• Data extract
═══

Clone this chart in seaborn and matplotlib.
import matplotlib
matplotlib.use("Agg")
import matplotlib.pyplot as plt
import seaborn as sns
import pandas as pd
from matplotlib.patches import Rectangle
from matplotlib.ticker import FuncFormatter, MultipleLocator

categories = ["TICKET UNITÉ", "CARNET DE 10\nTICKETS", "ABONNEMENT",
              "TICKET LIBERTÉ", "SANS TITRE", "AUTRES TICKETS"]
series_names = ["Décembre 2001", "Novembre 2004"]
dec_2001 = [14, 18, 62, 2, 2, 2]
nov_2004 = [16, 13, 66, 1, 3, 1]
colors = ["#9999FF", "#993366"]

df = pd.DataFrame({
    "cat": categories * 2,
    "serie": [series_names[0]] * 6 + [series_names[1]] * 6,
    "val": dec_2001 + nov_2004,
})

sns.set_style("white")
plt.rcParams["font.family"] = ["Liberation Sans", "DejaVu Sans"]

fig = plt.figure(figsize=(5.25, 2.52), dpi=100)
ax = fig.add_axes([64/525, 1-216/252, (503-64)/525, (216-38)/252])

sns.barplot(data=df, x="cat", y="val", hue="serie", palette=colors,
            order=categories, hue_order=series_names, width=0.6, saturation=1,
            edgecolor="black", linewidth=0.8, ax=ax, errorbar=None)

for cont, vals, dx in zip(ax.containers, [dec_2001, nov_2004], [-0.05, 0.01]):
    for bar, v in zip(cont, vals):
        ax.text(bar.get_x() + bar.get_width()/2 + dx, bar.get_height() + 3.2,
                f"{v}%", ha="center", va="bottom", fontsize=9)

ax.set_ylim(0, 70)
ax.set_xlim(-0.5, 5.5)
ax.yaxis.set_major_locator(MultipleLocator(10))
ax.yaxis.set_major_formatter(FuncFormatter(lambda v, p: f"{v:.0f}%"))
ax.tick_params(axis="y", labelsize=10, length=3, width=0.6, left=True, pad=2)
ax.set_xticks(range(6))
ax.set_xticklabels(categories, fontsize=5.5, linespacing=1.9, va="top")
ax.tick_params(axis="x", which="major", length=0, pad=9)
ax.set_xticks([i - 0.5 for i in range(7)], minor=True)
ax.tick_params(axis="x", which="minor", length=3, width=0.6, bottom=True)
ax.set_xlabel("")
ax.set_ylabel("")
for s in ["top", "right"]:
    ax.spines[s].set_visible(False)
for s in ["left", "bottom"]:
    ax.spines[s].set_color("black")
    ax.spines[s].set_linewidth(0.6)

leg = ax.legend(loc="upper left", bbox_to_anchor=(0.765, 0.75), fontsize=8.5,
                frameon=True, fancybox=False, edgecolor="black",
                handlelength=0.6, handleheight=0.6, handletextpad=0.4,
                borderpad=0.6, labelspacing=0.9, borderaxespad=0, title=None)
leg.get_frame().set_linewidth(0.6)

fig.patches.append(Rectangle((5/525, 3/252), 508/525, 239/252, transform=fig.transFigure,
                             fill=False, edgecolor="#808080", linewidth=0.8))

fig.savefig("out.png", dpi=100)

═══

• Your goal
Retype the listing. Match it exactly.

• Written reply
Clone this chart in seaborn and matplotlib.
import matplotlib
matplotlib.use("Agg")
import matplotlib.pyplot as plt
import seaborn as sns
import pandas as pd
from matplotlib.patches import Rectangle
from matplotlib.ticker import FuncFormatter, MultipleLocator

categories = ["TICKET UNITÉ", "CARNET DE 10\nTICKETS", "ABONNEMENT",
              "TICKET LIBERTÉ", "SANS TITRE", "AUTRES TICKETS"]
series_names = ["Décembre 2001", "Novembre 2004"]
dec_2001 = [14, 18, 62, 2, 2, 2]
nov_2004 = [16, 13, 66, 1, 3, 1]
colors = ["#9999FF", "#993366"]

df = pd.DataFrame({
    "cat": categories * 2,
    "serie": [series_names[0]] * 6 + [series_names[1]] * 6,
    "val": dec_2001 + nov_2004,
})

sns.set_style("white")
plt.rcParams["font.family"] = ["Liberation Sans", "DejaVu Sans"]

fig = plt.figure(figsize=(5.25, 2.52), dpi=100)
ax = fig.add_axes([64/525, 1-216/252, (503-64)/525, (216-38)/252])

sns.barplot(data=df, x="cat", y="val", hue="serie", palette=colors,
            order=categories, hue_order=series_names, width=0.6, saturation=1,
            edgecolor="black", linewidth=0.8, ax=ax, errorbar=None)

for cont, vals, dx in zip(ax.containers, [dec_2001, nov_2004], [-0.05, 0.01]):
    for bar, v in zip(cont, vals):
        ax.text(bar.get_x() + bar.get_width()/2 + dx, bar.get_height() + 3.2,
                f"{v}%", ha="center", va="bottom", fontsize=9)

ax.set_ylim(0, 70)
ax.set_xlim(-0.5, 5.5)
ax.yaxis.set_major_locator(MultipleLocator(10))
ax.yaxis.set_major_formatter(FuncFormatter(lambda v, p: f"{v:.0f}%"))
ax.tick_params(axis="y", labelsize=10, length=3, width=0.6, left=True, pad=2)
ax.set_xticks(range(6))
ax.set_xticklabels(categories, fontsize=5.5, linespacing=1.9, va="top")
ax.tick_params(axis="x", which="major", length=0, pad=9)
ax.set_xticks([i - 0.5 for i in range(7)], minor=True)
ax.tick_params(axis="x", which="minor", length=3, width=0.6, bottom=True)
ax.set_xlabel("")
ax.set_ylabel("")
for s in ["top", "right"]:
    ax.spines[s].set_visible(False)
for s in ["left", "bottom"]:
    ax.spines[s].set_color("black")
    ax.spines[s].set_linewidth(0.6)

leg = ax.legend(loc="upper left", bbox_to_anchor=(0.765, 0.75), fontsize=8.5,
                frameon=True, fancybox=False, edgecolor="black",
                handlelength=0.6, handleheight=0.6, handletextpad=0.4,
                borderpad=0.6, labelspacing=0.9, borderaxespad=0, title=None)
leg.get_frame().set_linewidth(0.6)

fig.patches.append(Rectangle((5/525, 3/252), 508/525, 239/252, transform=fig.transFigure,
                             fill=False, edgecolor="#808080", linewidth=0.8))

fig.savefig("out.png", dpi=100)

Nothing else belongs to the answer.